Hiring a Vice President of Engineering is never a routine recruitment exercise. It is a decision that shapes architecture, delivery speed, and organizational maturity. When companies engage an executive search partner, the question that follows the briefing call is always the same: how much does it cost?
The answer varies, but the logic behind it is consistent across the market. Pricing reflects three things, the model of engagement, the complexity of the mandate, and the strategic value of the outcome.
The Models Behind Executive Search Fees
At the top end of the market, most VP Engineering searches are conducted on a retained or hybrid basis. In a retained engagement, the firm works exclusively for one client and commits senior consultants and researchers to the project. Payment is usually divided into three equal installments: at kickoff, at shortlist delivery, and at hire.
The hybrid model blends a smaller upfront retainer, often between 8 000 and 20 000 USD, with a completion fee when the chosen candidate accepts the offer. It is popular among growth-stage technology companies that want the rigour of a retained search but prefer to distribute risk.
Contingency arrangements, in which the firm is paid only upon a successful placement, are rare for senior engineering roles. The level of research, confidentiality, and relationship management required at this stage makes exclusivity essential.
What the Numbers Look Like
Across North America and Europe, the standard pricing band for executive search sits between 25 % and 35 % of the candidate’s first-year total compensation. In highly competitive markets such as San Francisco or London, or for technically demanding mandates, fees can climb toward 38 %.
Many firms also apply minimum engagement values of 80 000 to 100 000 USD, ensuring that the search has sufficient research depth and senior oversight.
For context:
- a VP Engineering earning 200 000 USD produces an average retained fee of about 60 000 USD;
- a package of 300 000 USD at a 33 % fee results in 99 000 USD;
- a hybrid model with a 10 000 USD retainer and a 20 % completion fee on a 250 000 USD package totals 60 000 USD.
These examples illustrate the typical range of investment required to attract a senior technical leader through a top search partner.
Why Fees Differ from One Mandate to Another
Every search carries its own level of difficulty. When a company asks for an engineering leader with experience in AI infrastructure, embedded systems, or high-availability cloud platforms, the pool narrows and outreach becomes intensive. That level of specialization justifies premium pricing.

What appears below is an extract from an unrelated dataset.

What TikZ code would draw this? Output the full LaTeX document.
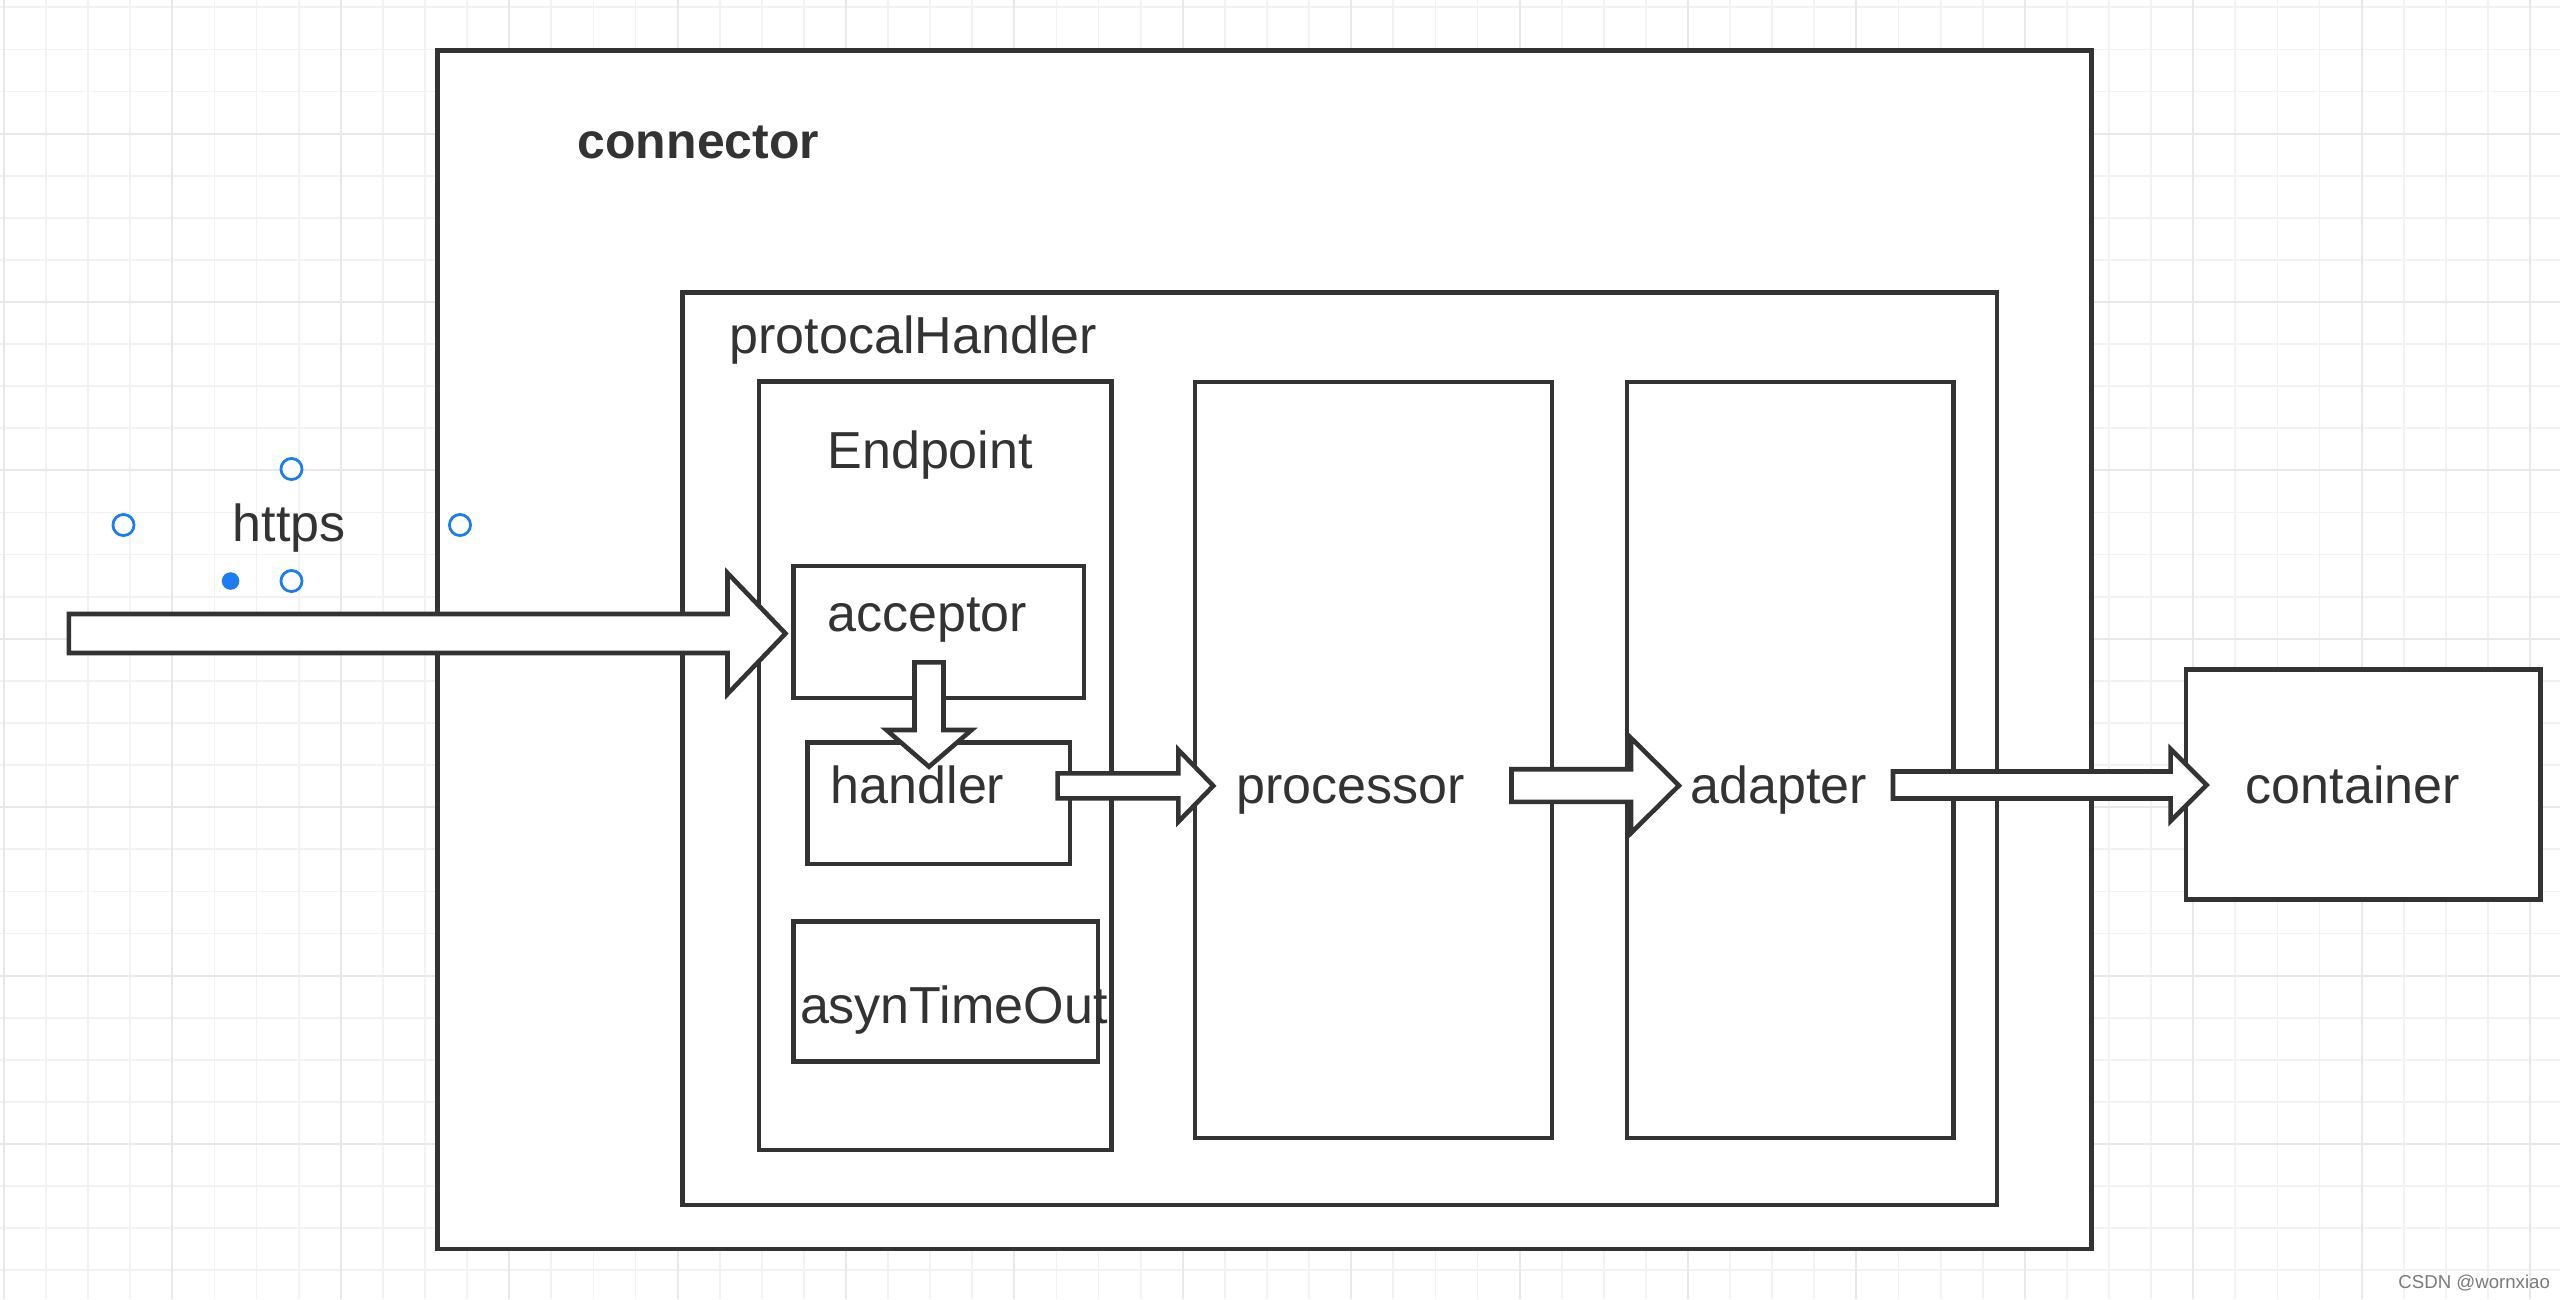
\documentclass[tikz,border=0pt]{standalone}
\usepackage{fontspec}
\setmainfont{Liberation Sans}
\usetikzlibrary{calc,fit}
\definecolor{ink}{HTML}{333333}
\definecolor{selblue}{HTML}{1E7CF2}
\definecolor{gminor}{HTML}{F2F2F2}
\definecolor{gmajor}{HTML}{E8E8E8}
\definecolor{wmark}{HTML}{7A7A7A}
\newcommand\harrowdraw[5]{\draw[blockarrow] ($(#1)+(0,-#3)$) -- ($(#2)+(-#5,-#3)$) -- ($(#2)+(-#5,-#4)$) -- (#2) -- ($(#2)+(-#5,#4)$) -- ($(#2)+(-#5,#3)$) -- ($(#1)+(0,#3)$) -- cycle;}
\newcommand\varrowdraw[5]{\draw[blockarrow] ($(#1)+(-#3,0)$) -- ($(#2)+(-#3,-#5)$) -- ($(#2)+(-#4,-#5)$) -- (#2) -- ($(#2)+(#4,-#5)$) -- ($(#2)+(#3,-#5)$) -- ($(#1)+(#3,0)$) -- cycle;}
\begin{document}
\begin{tikzpicture}[x=0.01cm,y=-0.01cm,
  box/.style={draw=ink,line width=1.3pt,fill=white,inner sep=0pt,rectangle},
  lbl/.style={inner sep=0pt,anchor=base west,text=ink,font=\fontsize{14.8pt}{18pt}\selectfont},
  blockarrow/.style={draw=ink,line width=1.3pt,fill=white,line join=miter},
  gridminor/.style={draw=gminor,line width=0.5pt},
  gridmajor/.style={draw=gmajor,line width=0.6pt},
  handle/.style={circle,draw=selblue,line width=0.8pt,fill=white,minimum size=6pt,inner sep=0pt},
  handlefill/.style={circle,fill=selblue,minimum size=5pt,inner sep=0pt}]
\useasboundingbox (0,0) rectangle (2560,1299);
\fill[white] (0,0) rectangle (2560,1299);
\begin{scope}
\clip (0,0) rectangle (2560,1299);
\foreach \i in {0,...,61} \draw[gridminor] ({4+42.1*\i},0) -- ({4+42.1*\i},1299);
\foreach \i in {0,...,30} \draw[gridminor] (0,{7.3+42.1*\i}) -- (2560,{7.3+42.1*\i});
\foreach \i in {0,...,15} \draw[gridmajor] ({4+168.4*\i},0) -- ({4+168.4*\i},1299);
\foreach \i in {0,...,7} \draw[gridmajor] (0,{133.6+168.4*\i}) -- (2560,{133.6+168.4*\i});
\end{scope}
% boxes
\node[box,fit={(437.6,50.6) (2091.5,1249)}] (conn) {};
\node[box,fit={(682.5,292.3) (1996.8,1205)}] (ph) {};
\node[box,fit={(759,381.7) (1111.7,1150)}] (ep) {};
\node[box,fit={(793.3,566) (1084,698)}] (acc) {};
\node[box,fit={(807.7,742.7) (1070,864)}] (hnd) {};
\node[box,fit={(793.3,921.7) (1098,1061.7)}] (asyn) {};
\node[box,fit={(1195,382) (1552,1138)}] (proc) {};
\node[box,fit={(1627,382) (1953.5,1138)}] (adp) {};
\node[box,fit={(2186,669.4) (2540.5,899.6)}] (cont) {};
% labels
\node[lbl,font=\fontsize{14.2pt}{17pt}\selectfont\bfseries] (connT) at (577,158.3) {connector};
\node[lbl] (phT) at (729,353.3) {protocalHandler};
\node[lbl] (epT) at (826.7,468.3) {Endpoint};
\node[lbl] (httpsT) at (232,541.7) {https};
\node[lbl] (accT) at (826.7,631.7) {acceptor};
\node[lbl] (hndT) at (830,803.3) {handler};
\node[lbl] (asynT) at (799.3,1023.3) {asynTimeOut};
\node[lbl] (procT) at (1236,803.3) {processor};
\node[lbl] (adpT) at (1690,803.3) {adapter};
\node[lbl] (contT) at (2245,803.3) {container};
% arrow end points
\coordinate (a1s) at (68.8,633.5);
\coordinate (a1t) at (785.5,633.5);
\coordinate (a2s) at (929,662.3);
\coordinate (a2t) at (929,766.7);
\coordinate (a3s) at (1057.7,785.8);
\coordinate (a3t) at (1213.3,785.8);
\coordinate (a4s) at (1511.5,785.5);
\coordinate (a4t) at (1679,785.5);
\coordinate (a5s) at (1893,785);
\coordinate (a5t) at (2206.6,785);
\harrowdraw{a1s}{a1t}{19.5}{60.5}{58}
\varrowdraw{a2s}{a2t}{14.5}{42.5}{36.7}
\harrowdraw{a3s}{a3t}{12.5}{36}{35}
\harrowdraw{a4s}{a4t}{16.3}{47.5}{48}
\harrowdraw{a5s}{a5t}{13.5}{36}{36}
% selection handles
\node[handle] (hT) at (291.5,469) {};
\node[handle] (hL) at (123.5,525) {};
\node[handle] (hR) at (460,525) {};
\node[handle] (hB) at (291.5,581) {};
\node[handlefill] (hF) at (230.6,581) {};
% watermark
\node[inner sep=0pt,anchor=base west,text=wmark,font=\fontsize{5.3pt}{6pt}\selectfont] (wm) at (2397.7,1288.3) {CSDN @wornxiao};
\end{tikzpicture}
\end{document}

Geography also matters. A role based in multiple regions or requiring relocation adds legal, logistical, and cultural layers.
Urgency influences cost as well. A search condensed into eight weeks demands round-the-clock research and direct partner involvement.
Confidential assignments, particularly those replacing current executives, increase the complexity of communication and compliance.
Finally, the inclusion of advisory elements, such as compensation benchmarking, assessment design, or onboarding support—transforms the engagement from recruitment to strategic consulting. The fee mirrors that broader responsibility.
What Clients Actually Pay For
A retained search fee funds more than candidate introductions. It covers the systematic research, market intelligence, and performance verification that make a VP Engineering appointment reliable.
Top firms maintain continuous visibility on senior engineering talent across industries, tracking career progress long before a formal mandate exists.
When the search begins, they already know who performs at the required scale. The result is a curated shortlist that aligns not only with skills but also with leadership philosophy, organizational maturity, and cultural expectations.
The value lies in precision. A single mis-hire at this level can delay product delivery, unsettle teams, and cost multiples of the search fee. Paying for accuracy is cheaper than paying for recovery.
How Premium Firms Justify Their Pricing
Boutique and global firms position their value through transparency and evidence.
They define milestones clearly, link payments to deliverables, and share data on average time-to-slate and retention after twelve months.
They integrate technical expertise within their consultant teams, allowing them to evaluate architecture decisions and leadership style with equal fluency.
Christian & Timbers applies this philosophy to every engagement. The firm’s pricing structure reflects access to verified networks, data-driven evaluation, and forty years of experience building technology leadership teams.
The Investment in Perspective
Hiring a VP of Engineering through a top search firm typically costs between 60 000 and 120 000 USD, depending on compensation and scope. The figure may appear significant until measured against the cost of a wrong hire or a delayed product roadmap.
A successful appointment increases productivity, stabilizes culture, and accelerates delivery cycles, returns that far outweigh the initial investment.
The pricing of a VP Engineering search is not arbitrary. It represents the balance between reach, precision, and accountability.
Retained and hybrid models remain the most effective mechanisms for securing high-impact engineering leadership.
Companies that treat the engagement as a strategic investment gain more than a hire. They gain clarity, stability, and measurable performance lift.